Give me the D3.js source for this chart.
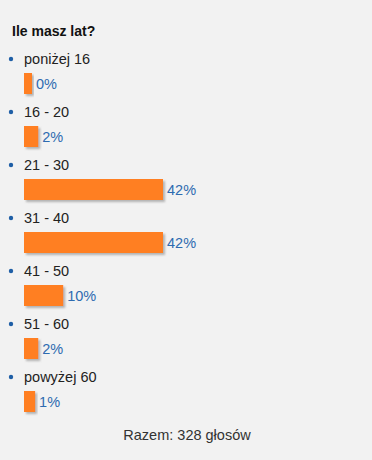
<!DOCTYPE html>
<html>
<head>
<meta charset="utf-8">
<script src="https://cdn.jsdelivr.net/npm/d3@7"></script>
<style>
  body { margin: 0; background: #f2f2f2; }
  svg { display: block; font-family: "Liberation Sans", Arial, sans-serif; }
</style>
</head>
<body>
<svg id="chart" width="372" height="460"></svg>
<script>
var title = "Ile masz lat?";
var categories = ["poniżej 16", "16 - 20", "21 - 30", "31 - 40", "41 - 50", "51 - 60", "powyżej 60"];
var percents = [0, 2, 42, 42, 10, 2, 1];
var totalText = "Razem: 328 głosów";

var svg = d3.select("#chart");

var defs = svg.append("defs");
var filter = defs.append("filter").attr("id", "shadow")
    .attr("x", "-10%").attr("y", "-10%").attr("width", "130%").attr("height", "140%");
filter.append("feDropShadow")
    .attr("dx", 2).attr("dy", 2).attr("stdDeviation", 1.2)
    .attr("flood-color", "#888").attr("flood-opacity", 0.6);

// item rows
var scaleY = d3.scaleBand()
    .domain(categories)
    .range([45, 416]);

var scaleX = d3.scaleLinear()
    .domain([0, 42])
    .range([8, 139]);

svg.append("text")
    .attr("x", 12)
    .attr("y", 36)
    .attr("font-size", "14px")
    .attr("font-weight", "bold")
    .attr("fill", "#111")
    .text(title);

var items = svg.selectAll(".item")
    .data(categories)
    .enter().append("g")
    .attr("class", "item")
    .attr("transform", d => `translate(0,${scaleY(d)})`);

items.append("circle")
    .attr("cx", 11)
    .attr("cy", 14)
    .attr("r", 2.2)
    .attr("fill", "#1f5fa6");

items.append("text")
    .attr("x", 24)
    .attr("y", 19)
    .attr("font-size", "14.5px")
    .attr("fill", "#222")
    .text(d => d);

items.append("rect")
    .attr("x", 24)
    .attr("y", 28)
    .attr("width", (d, i) => scaleX(percents[i]))
    .attr("height", 21)
    .attr("fill", "#ff7f24")
    .attr("filter", "url(#shadow)");

items.append("text")
    .attr("x", (d, i) => 24 + scaleX(percents[i]) + 4)
    .attr("y", 44)
    .attr("font-size", "14.5px")
    .attr("fill", "#2e6bb0")
    .text((d, i) => percents[i] + "%");

svg.append("text")
    .attr("x", 187)
    .attr("y", 440)
    .attr("text-anchor", "middle")
    .attr("font-size", "14.5px")
    .attr("fill", "#333")
    .text(totalText);
</script>
</body>
</html>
= = = = = = =
* **WHAT TO WORK ON**
Repeat the listing above exactly, with no pictures.

* **THE COMPLETED TASK**
Give me the D3.js source for this chart.
<!DOCTYPE html>
<html>
<head>
<meta charset="utf-8">
<script src="https://cdn.jsdelivr.net/npm/d3@7"></script>
<style>
  body { margin: 0; background: #f2f2f2; }
  svg { display: block; font-family: "Liberation Sans", Arial, sans-serif; }
</style>
</head>
<body>
<svg id="chart" width="372" height="460"></svg>
<script>
var title = "Ile masz lat?";
var categories = ["poniżej 16", "16 - 20", "21 - 30", "31 - 40", "41 - 50", "51 - 60", "powyżej 60"];
var percents = [0, 2, 42, 42, 10, 2, 1];
var totalText = "Razem: 328 głosów";

var svg = d3.select("#chart");

var defs = svg.append("defs");
var filter = defs.append("filter").attr("id", "shadow")
    .attr("x", "-10%").attr("y", "-10%").attr("width", "130%").attr("height", "140%");
filter.append("feDropShadow")
    .attr("dx", 2).attr("dy", 2).attr("stdDeviation", 1.2)
    .attr("flood-color", "#888").attr("flood-opacity", 0.6);

// item rows
var scaleY = d3.scaleBand()
    .domain(categories)
    .range([45, 416]);

var scaleX = d3.scaleLinear()
    .domain([0, 42])
    .range([8, 139]);

svg.append("text")
    .attr("x", 12)
    .attr("y", 36)
    .attr("font-size", "14px")
    .attr("font-weight", "bold")
    .attr("fill", "#111")
    .text(title);

var items = svg.selectAll(".item")
    .data(categories)
    .enter().append("g")
    .attr("class", "item")
    .attr("transform", d => `translate(0,${scaleY(d)})`);

items.append("circle")
    .attr("cx", 11)
    .attr("cy", 14)
    .attr("r", 2.2)
    .attr("fill", "#1f5fa6");

items.append("text")
    .attr("x", 24)
    .attr("y", 19)
    .attr("font-size", "14.5px")
    .attr("fill", "#222")
    .text(d => d);

items.append("rect")
    .attr("x", 24)
    .attr("y", 28)
    .attr("width", (d, i) => scaleX(percents[i]))
    .attr("height", 21)
    .attr("fill", "#ff7f24")
    .attr("filter", "url(#shadow)");

items.append("text")
    .attr("x", (d, i) => 24 + scaleX(percents[i]) + 4)
    .attr("y", 44)
    .attr("font-size", "14.5px")
    .attr("fill", "#2e6bb0")
    .text((d, i) => percents[i] + "%");

svg.append("text")
    .attr("x", 187)
    .attr("y", 440)
    .attr("text-anchor", "middle")
    .attr("font-size", "14.5px")
    .attr("fill", "#333")
    .text(totalText);
</script>
</body>
</html>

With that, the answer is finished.